The storyline really isn’t anything new. Staying true to the anime as it does, the story mode of the game is basically playing through the different sagas (from the Saiyan saga in Dragon Ball Z to the Shadow Dragon saga in Dragon Ball GT). There is also, however, a “what-if” saga detailing a series of battles that supposes alternate paths the story could’ve taken. For example, what if the Saiyans defeated Frieza? As far as audio goes, it’s nothing too extravagant. Although good, most of the music used in this game is music which was considered for use in the original game, but didn’t make the final cut. Compared to the original Japanese version, most of the songs in the US version are mediocre at best.
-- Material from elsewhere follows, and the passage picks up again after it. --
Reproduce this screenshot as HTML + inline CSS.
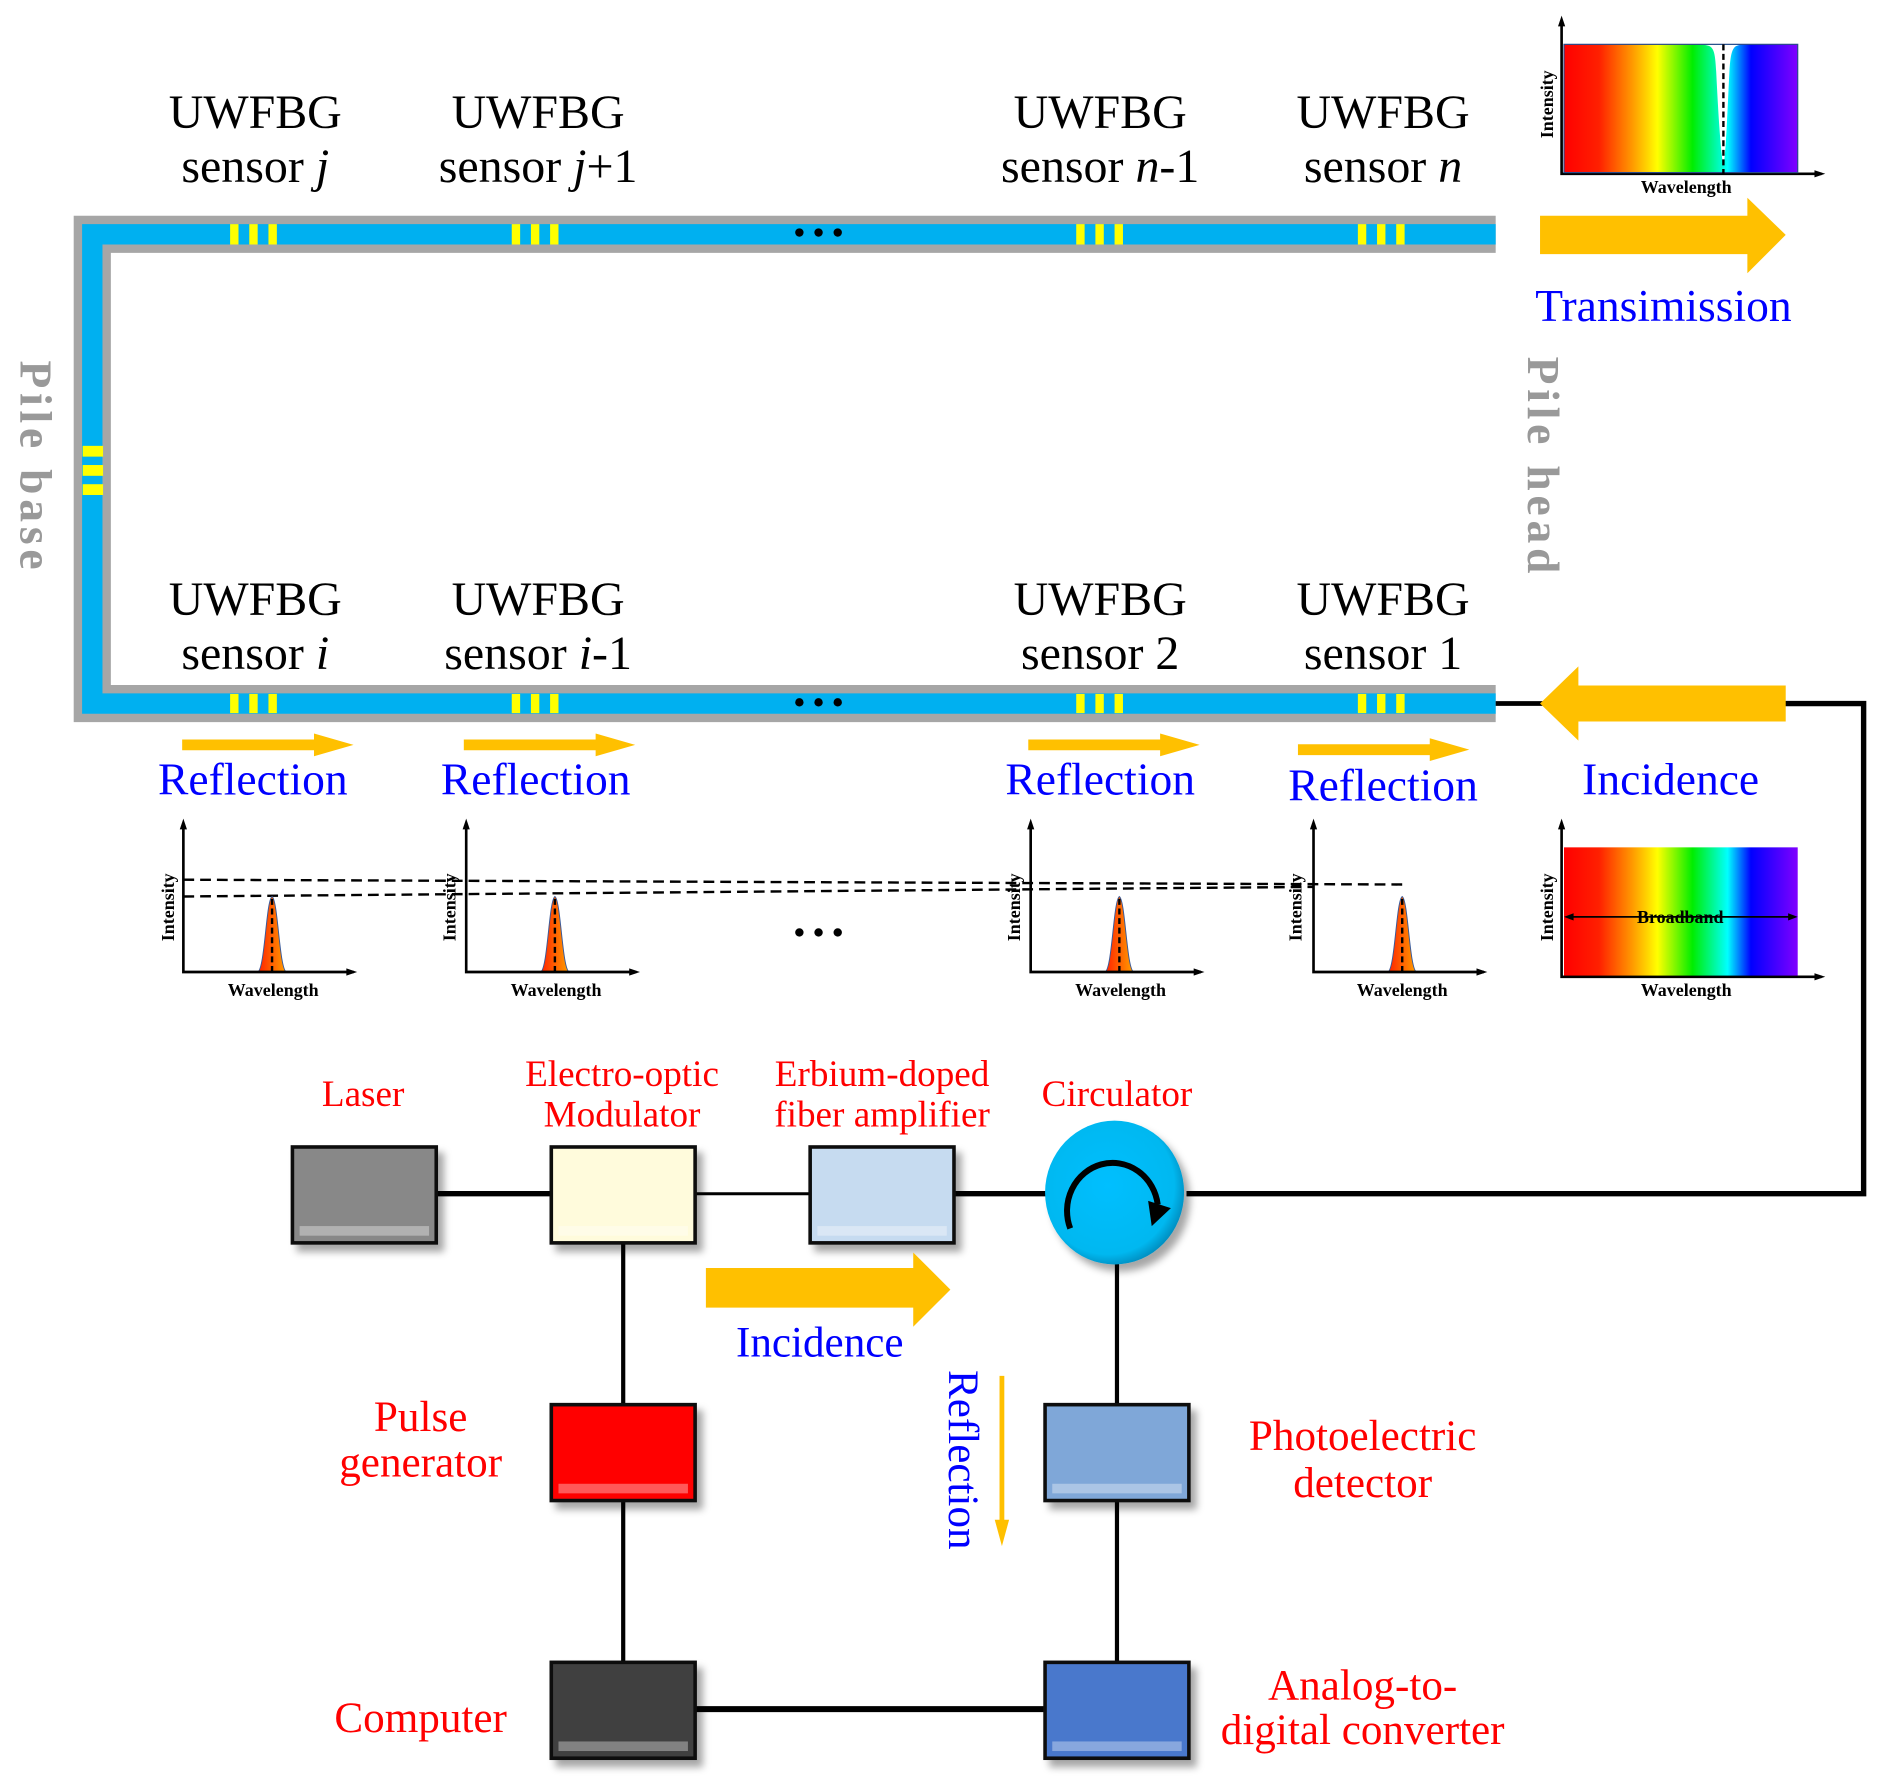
<!DOCTYPE html>
<html><head><meta charset="utf-8"><style>
html,body{margin:0;padding:0;background:#fff}
svg{display:block}
text{font-family:"Liberation Serif",serif}
</style></head><body>
<svg width="1878" height="1781" viewBox="0 0 1567 1486" preserveAspectRatio="none" xmlns="http://www.w3.org/2000/svg">
<defs>
<linearGradient id="rb" x1="0" x2="1" y1="0" y2="0">
<stop offset="0" stop-color="#ff0000"/><stop offset="0.15" stop-color="#ff2000"/><stop offset="0.3" stop-color="#ffa000"/><stop offset="0.4" stop-color="#ffff00"/><stop offset="0.55" stop-color="#00ee00"/><stop offset="0.7" stop-color="#00ffff"/><stop offset="0.8" stop-color="#0000ff"/><stop offset="1" stop-color="#8000ff"/>
</linearGradient>
<linearGradient id="pk" x1="0" x2="1"><stop offset="0" stop-color="#ff2000"/><stop offset="1" stop-color="#ffa000"/></linearGradient>
<radialGradient id="cg" cx="0.45" cy="0.45" r="0.6"><stop offset="0" stop-color="#00bfff"/><stop offset="0.8" stop-color="#00b8f0"/><stop offset="1" stop-color="#0080b0"/></radialGradient>
<filter id="sh" x="-20%" y="-20%" width="150%" height="150%"><feDropShadow dx="5" dy="6" stdDeviation="3" flood-color="#000" flood-opacity="0.35"/></filter>
<g id="peak"><path d="M-12,0 C-6,-2 -5,-60 0,-63 C5,-60 6,-2 12,0 Z" fill="url(#pk)" stroke="#3a5a9a" stroke-width="0.8"/><line x1="0" y1="0" x2="0" y2="-63" stroke="#000" stroke-width="2" stroke-dasharray="5,3"/></g>
</defs>

<path d="M1248,195.5 H77 V587 H1248" fill="none" stroke="#a6a6a6" stroke-width="31"/>
<path d="M1248,195.5 H77 V587 H1248" fill="none" stroke="#00b0f0" stroke-width="17"/>
<g fill="#ffff00">
<rect x="192" y="187" width="7" height="17"/><rect x="208" y="187" width="7" height="17"/><rect x="224" y="187" width="7" height="17"/>
<rect x="427" y="187" width="7" height="17"/><rect x="443" y="187" width="7" height="17"/><rect x="459" y="187" width="7" height="17"/>
<rect x="898" y="187" width="7" height="17"/><rect x="914" y="187" width="7" height="17"/><rect x="930" y="187" width="7" height="17"/>
<rect x="1133" y="187" width="7" height="17"/><rect x="1149" y="187" width="7" height="17"/><rect x="1165" y="187" width="7" height="17"/>
<rect x="192" y="579" width="7" height="16"/><rect x="208" y="579" width="7" height="16"/><rect x="224" y="579" width="7" height="16"/>
<rect x="427" y="579" width="7" height="16"/><rect x="443" y="579" width="7" height="16"/><rect x="459" y="579" width="7" height="16"/>
<rect x="898" y="579" width="7" height="16"/><rect x="914" y="579" width="7" height="16"/><rect x="930" y="579" width="7" height="16"/>
<rect x="1133" y="579" width="7" height="16"/><rect x="1149" y="579" width="7" height="16"/><rect x="1165" y="579" width="7" height="16"/>
<rect x="69" y="372" width="17" height="9"/><rect x="69" y="388" width="17" height="9"/><rect x="69" y="404" width="17" height="9"/>
</g>
<g fill="#000"><circle cx="667" cy="194" r="3.5"/><circle cx="683" cy="194" r="3.5"/><circle cx="699" cy="194" r="3.5"/>
<circle cx="667" cy="586" r="3.5"/><circle cx="683" cy="586" r="3.5"/><circle cx="699" cy="586" r="3.5"/>
<circle cx="667" cy="778" r="3.5"/><circle cx="683" cy="778" r="3.5"/><circle cx="699" cy="778" r="3.5"/></g>

<g font-size="40" text-anchor="middle" fill="#000">
<text x="213" y="107">UWFBG</text><text x="213" y="152">sensor <tspan font-style="italic">j</tspan></text>
<text x="449" y="107">UWFBG</text><text x="449" y="152">sensor <tspan font-style="italic">j</tspan>+1</text>
<text x="918" y="107">UWFBG</text><text x="918" y="152">sensor <tspan font-style="italic">n</tspan>-1</text>
<text x="1154" y="107">UWFBG</text><text x="1154" y="152">sensor <tspan font-style="italic">n</tspan></text>
<text x="213" y="513">UWFBG</text><text x="213" y="558">sensor <tspan font-style="italic">i</tspan></text>
<text x="449" y="513">UWFBG</text><text x="449" y="558">sensor <tspan font-style="italic">i</tspan>-1</text>
<text x="918" y="513">UWFBG</text><text x="918" y="558">sensor 2</text>
<text x="1154" y="513">UWFBG</text><text x="1154" y="558">sensor 1</text>
</g>
<text transform="translate(17,390) rotate(90)" font-size="38" font-weight="bold" fill="#999" text-anchor="middle" letter-spacing="4">Pile base</text>
<text transform="translate(1275,390) rotate(90)" font-size="38" font-weight="bold" fill="#999" text-anchor="middle" letter-spacing="4">Pile head</text>

<polygon points="1285,180 1458,180 1458,165 1490,196 1458,228 1458,212 1285,212" fill="#ffc000"/>
<text x="1388" y="268" font-size="38" fill="#0000ff" text-anchor="middle">Transimission</text>
<polyline points="1248,587 1290,587" stroke="#000" stroke-width="4" fill="none"/>
<polyline points="1488,587 1555,587 1555,996 990,996" stroke="#000" stroke-width="4.5" fill="none"/>
<polygon points="1490,572 1317,572 1317,556 1285,587 1317,618 1317,602 1490,602" fill="#ffc000"/>
<text x="1394" y="663" font-size="38" fill="#0000ff" text-anchor="middle">Incidence</text>

<g fill="#ffc000">
<polygon points="152,617 262,617 262,612 295,621.5 262,631 262,626 152,626"/>
<polygon points="387,617 497,617 497,612 530,621.5 497,631 497,626 387,626"/>
<polygon points="858,617 968,617 968,612 1001,621.5 968,631 968,626 858,626"/>
<polygon points="1083,621 1193,621 1193,616 1226,625.5 1193,635 1193,630 1083,630"/>
</g>
<g font-size="38" fill="#0000ff" text-anchor="middle">
<text x="211" y="663">Reflection</text><text x="447" y="663">Reflection</text><text x="918" y="663">Reflection</text><text x="1154" y="668">Reflection</text>
</g>

<g stroke="#000" stroke-width="2" fill="none" stroke-dasharray="9,5">
<line x1="153" y1="734" x2="1170" y2="738"/>
<line x1="153" y1="748" x2="1096" y2="740"/>
</g>
<g>
<use href="#peak" x="227" y="811"/><use href="#peak" x="463" y="811"/>
<use href="#peak" x="934" y="811"/><use href="#peak" x="1170" y="811"/>
</g>
<g stroke="#000" stroke-width="2.2" fill="none">
<polyline points="153,687 153,811 295,811"/><polyline points="389,687 389,811 531,811"/>
<polyline points="860,687 860,811 1002,811"/><polyline points="1096,687 1096,811 1238,811"/>
<polyline points="1303,687 1303,815 1520,815"/><polyline points="1303,17 1303,145 1520,145"/>
</g>
<g fill="#000">
<polygon points="153,683 150,692 156,692"/><polygon points="298,811 289,808 289,814"/>
<polygon points="389,683 386,692 392,692"/><polygon points="534,811 525,808 525,814"/>
<polygon points="860,683 857,692 863,692"/><polygon points="1005,811 996,808 996,814"/>
<polygon points="1096,683 1093,692 1099,692"/><polygon points="1241,811 1232,808 1232,814"/>
<polygon points="1303,683 1300,692 1306,692"/><polygon points="1523,815 1514,812 1514,818"/>
<polygon points="1303,13 1300,22 1306,22"/><polygon points="1523,145 1514,142 1514,148"/>
</g>
<g font-size="15" font-weight="bold" text-anchor="middle" fill="#000">
<text x="228" y="831">Wavelength</text><text x="464" y="831">Wavelength</text><text x="935" y="831">Wavelength</text><text x="1170" y="831">Wavelength</text><text x="1407" y="831">Wavelength</text><text x="1407" y="161">Wavelength</text>
<text transform="translate(145,757) rotate(-90)">Intensity</text>
<text transform="translate(380,757) rotate(-90)">Intensity</text>
<text transform="translate(851,757) rotate(-90)">Intensity</text>
<text transform="translate(1086,757) rotate(-90)">Intensity</text>
<text transform="translate(1296,757) rotate(-90)">Intensity</text>
<text transform="translate(1296,87) rotate(-90)">Intensity</text>
</g>
<rect x="1305" y="37" width="195" height="107" fill="url(#rb)" stroke="#2a4a8a" stroke-width="1"/>
<path d="M1422,37.5 C1430,38 1431,42 1432,60 C1434,100 1436,130 1438,138 C1440,130 1441,100 1443,60 C1444,42 1446,38 1452,37.5 Z" fill="#fff"/>
<line x1="1438" y1="37" x2="1438" y2="145" stroke="#000" stroke-width="2" stroke-dasharray="5,3"/>
<rect x="1305" y="707" width="195" height="107" fill="url(#rb)"/>
<line x1="1308" y1="765" x2="1497" y2="765" stroke="#000" stroke-width="1.5"/>
<polygon points="1305,765 1313,762 1313,768" fill="#000"/><polygon points="1500,765 1492,762 1492,768" fill="#000"/>
<text x="1402" y="770" font-size="15" font-weight="bold" text-anchor="middle" fill="#000">Broadband</text>

<g stroke="#000" fill="none">
<line x1="364" y1="996" x2="460" y2="996" stroke-width="4.5"/>
<line x1="580" y1="996" x2="676" y2="996" stroke-width="2.5"/>
<line x1="796" y1="996" x2="876" y2="996" stroke-width="4.5"/>
<line x1="520" y1="1037" x2="520" y2="1387" stroke-width="3.5"/>
<line x1="932" y1="1054" x2="932" y2="1387" stroke-width="3.5"/>
<line x1="580" y1="1426" x2="872" y2="1426" stroke-width="5"/>
</g>
<g stroke="#111" stroke-width="3" filter="url(#sh)">
<rect x="244" y="957" width="120" height="80" fill="#888"/>
<rect x="460" y="957" width="120" height="80" fill="#fffbdc"/>
<rect x="676" y="957" width="120" height="80" fill="#c6dbf0"/>
<rect x="460" y="1172" width="120" height="80" fill="#ff0000"/>
<rect x="460" y="1387" width="120" height="80" fill="#404040"/>
<rect x="872" y="1172" width="120" height="80" fill="#7fa7d8"/>
<rect x="872" y="1387" width="120" height="80" fill="#4a78cc"/>
</g>
<g fill="#fff" opacity="0.35">
<rect x="250" y="1023" width="108" height="8"/><rect x="466" y="1023" width="108" height="8"/><rect x="682" y="1023" width="108" height="8"/>
<rect x="466" y="1238" width="108" height="8"/><rect x="466" y="1453" width="108" height="8"/><rect x="878" y="1238" width="108" height="8"/><rect x="878" y="1453" width="108" height="8"/>
</g>
<ellipse cx="930" cy="995" rx="58" ry="60" fill="url(#cg)" filter="url(#sh)"/>
<path d="M893,1025 A38,40 0 1 1 966,1005" fill="none" stroke="#000" stroke-width="5"/>
<polygon points="958,1002 977,1008 961,1023" fill="#000"/>

<polygon points="589,1058 762,1058 762,1045 793,1076 762,1107 762,1091 589,1091" fill="#ffc000"/>
<text x="684" y="1132" font-size="36" fill="#0000ff" text-anchor="middle">Incidence</text>
<text transform="translate(792,1218) rotate(90)" font-size="36" fill="#0000ff" text-anchor="middle">Reflection</text>
<line x1="836" y1="1148" x2="836" y2="1272" stroke="#ffc000" stroke-width="4"/>
<polygon points="830,1268 842,1268 836,1290" fill="#ffc000"/>

<g fill="#ff0000" text-anchor="middle">
<text x="303" y="923" font-size="31">Laser</text>
<text x="519" y="906" font-size="31">Electro-optic</text><text x="519" y="940" font-size="31">Modulator</text>
<text x="736" y="906" font-size="31">Erbium-doped</text><text x="736" y="940" font-size="31">fiber amplifier</text>
<text x="932" y="923" font-size="31">Circulator</text>
<text x="351" y="1194" font-size="36">Pulse</text><text x="351" y="1232" font-size="36">generator</text>
<text x="1137" y="1210" font-size="36">Photoelectric</text><text x="1137" y="1249" font-size="36">detector</text>
<text x="351" y="1445" font-size="36">Computer</text>
<text x="1137" y="1418" font-size="36">Analog-to-</text><text x="1137" y="1455" font-size="36">digital converter</text>
</g>
</svg>
</body></html>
As for the voice acting, I’d say it is very well done. All the voice-overs are done by the original English dub cast, which adds to the sense that you’re actually playing the anime. As long as you liked the anime’s – English or Japanese version – voice actors, then you’ll like the voice acting in the game
The Budokai Tenkaichi series has a little bit for everyone. Anyone who is a fan of the Dragon Ball series will love the game for its authentic characters and voice-overs, fighting game enthusiast will enjoy the game for its refreshing battle system and it’s emphasis on strategic fighting maneuvers, and some people will like it because it just looks really cool. So even if you’re not a Dragon Ball enthusiast, I would still recommend you pick up this game, even if you just rent it. It’ll be worth it.